Industrial capitalism and its paradigm of progress and permanent growth have shaped the sensibility of North-Western societies. The cultural imaginary based on the exploitation of natural resources and the intensification of productive rhythms is inseparable from forms of domination and dispossession, as are our cultural artifacts. The notion of development and its symbolic identification with technique produce patterns of accumulation and consumption built on the basis of fossil energy that define contemporary visual relations and desire regardless of the type of energy used. In the same way that our food is subordinated to unsustainable monocultural agro-industrial models, the perceptive relations we have with sound or images are highly dependent on gas, oil, coal and capitalist expansive scalability. They demand novelty, events and the constant flow of information and are increasingly focused on client-server relationships such as social networks, streaming platforms, encrypted digital assets such as NFTs, new generation electronic devices, work conservation and international transportation or transatlantic tourism. We communicate through digital platforms that demand large amounts of energy and constant mineral extraction to maintain file-sharing servers, encryption, storage and batteries, using short-lived devices that require rare minerals whose exploitation fuels regional warfare and sustains violence driven by the lucrative arms market. Extractive violence controlled by corporate deals with organised crime is, along with climate change and land use change, one of the main engines of forced migration to the global north. The legal and illegal businesses that generate the violence are the same corporations that buy art, fund biennials and flagship museums around the world. Of course, artistic production for exhibitions, performances and public programmes in museums or commercial galleries is highly dependent on trade capital. Their modes of production are extractive.

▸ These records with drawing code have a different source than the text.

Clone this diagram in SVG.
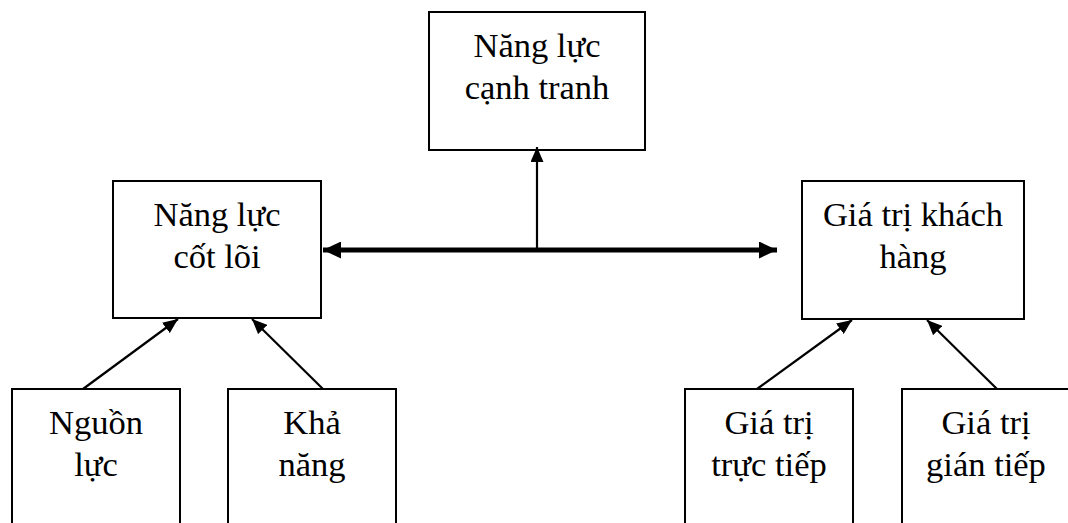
<svg xmlns="http://www.w3.org/2000/svg" width="1068" height="523" viewBox="0 0 1068 523">
  <style>
    .box { fill: #ffffff; stroke: #000000; stroke-width: 2; }
    .label { font-family: "Liberation Serif", "Times New Roman", serif; font-size: 34.5px; fill: #000000; text-anchor: middle; }
    .link { stroke: #000000; stroke-width: 2.2; fill: none; }
    .bus { stroke: #000000; stroke-width: 5; fill: none; }
  </style>
  <defs>
    <marker id="head" viewBox="0 0 10 10" refX="10" refY="5" markerWidth="15" markerHeight="13" markerUnits="userSpaceOnUse" orient="auto" preserveAspectRatio="none">
      <path d="M0,0 L10,5 L0,10 Z" fill="#000000"/>
    </marker>
    <marker id="headBold" viewBox="0 0 10 10" refX="10" refY="5" markerWidth="18" markerHeight="17" markerUnits="userSpaceOnUse" orient="auto-start-reverse" preserveAspectRatio="none">
      <path d="M0,0 L10,5 L0,10 Z" fill="#000000"/>
    </marker>
  </defs>

  <rect width="1068" height="523" fill="#ffffff"/>

  <g id="nang-luc-canh-tranh">
    <rect class="box" x="429" y="12" width="216" height="138"/>
    <text class="label" x="537" y="57">Năng lực</text>
    <text class="label" x="537" y="99">cạnh tranh</text>
  </g>

  <g id="nang-luc-cot-loi">
    <rect class="box" x="113" y="181" width="208" height="137"/>
    <text class="label" x="217" y="226">Năng lực</text>
    <text class="label" x="217" y="268">cốt lõi</text>
  </g>

  <g id="gia-tri-khach-hang">
    <rect class="box" x="802" y="181" width="222" height="138"/>
    <text class="label" x="913" y="226">Giá trị khách</text>
    <text class="label" x="913" y="268">hàng</text>
  </g>

  <g id="nguon-luc">
    <rect class="box" x="12" y="389" width="168" height="150"/>
    <text class="label" x="96" y="434">Nguồn</text>
    <text class="label" x="96" y="476">lực</text>
  </g>

  <g id="kha-nang">
    <rect class="box" x="228" y="389" width="168" height="150"/>
    <text class="label" x="312" y="434">Khả</text>
    <text class="label" x="312" y="476">năng</text>
  </g>

  <g id="gia-tri-truc-tiep">
    <rect class="box" x="685" y="389" width="168" height="150"/>
    <text class="label" x="769" y="434">Giá trị</text>
    <text class="label" x="769" y="476">trực tiếp</text>
  </g>

  <g id="gia-tri-gian-tiep">
    <rect class="box" x="902" y="389" width="168" height="150"/>
    <text class="label" x="986" y="434">Giá trị</text>
    <text class="label" x="986" y="476">gián tiếp</text>
  </g>

  <g id="connectors">
    <!-- two-way bus between the core capability and customer value boxes -->
    <line class="bus" x1="323" y1="250" x2="777" y2="250" marker-start="url(#headBold)" marker-end="url(#headBold)"/>
    <!-- bus up to competitive capability -->
    <line class="link" x1="537" y1="250" x2="537" y2="147" marker-end="url(#head)"/>
    <!-- inputs into core capability -->
    <line class="link" x1="83" y1="389" x2="178" y2="319" marker-end="url(#head)"/>
    <line class="link" x1="323" y1="389" x2="252" y2="319" marker-end="url(#head)"/>
    <!-- inputs into customer value -->
    <line class="link" x1="757" y1="389" x2="852" y2="320" marker-end="url(#head)"/>
    <line class="link" x1="997" y1="389" x2="927" y2="320" marker-end="url(#head)"/>
  </g>
</svg>
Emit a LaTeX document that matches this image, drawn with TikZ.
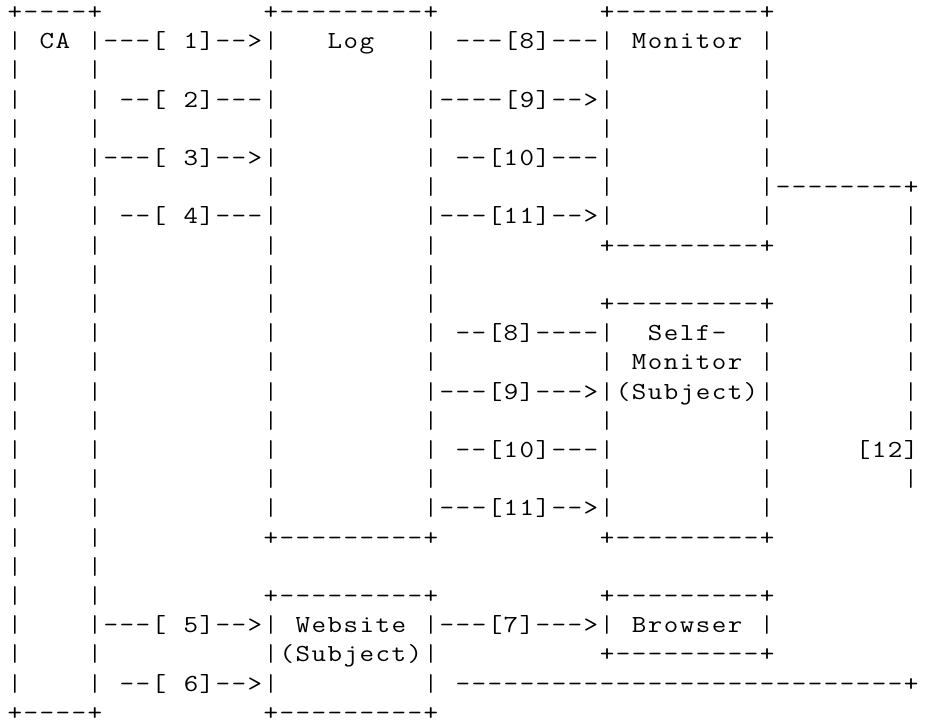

How do we dismantle the material and symbolic power relations that naturalise and perpetuate the inequalities and systemic violence that the paradigm of acceleration and permanent growth imposes on life as a whole? How do we reorient our relations towards the reproduction of life? The thematisation of the eco-social conflict is unlikely to construct real alternatives for a way out of this crisis. The extractive ideology of unsustainability is not expressed in the content but in the way in which ideas, works and their meanings are produced and transmitted. It is not the themes but the relationships that produce their emergence. As long as we maintain structures based on resource extraction and human and non-human exploitation, speaking about the anthropocene and mycorrhizae will change little in substance. We need to transform our politics, our forms of organisation and the desires that shape them.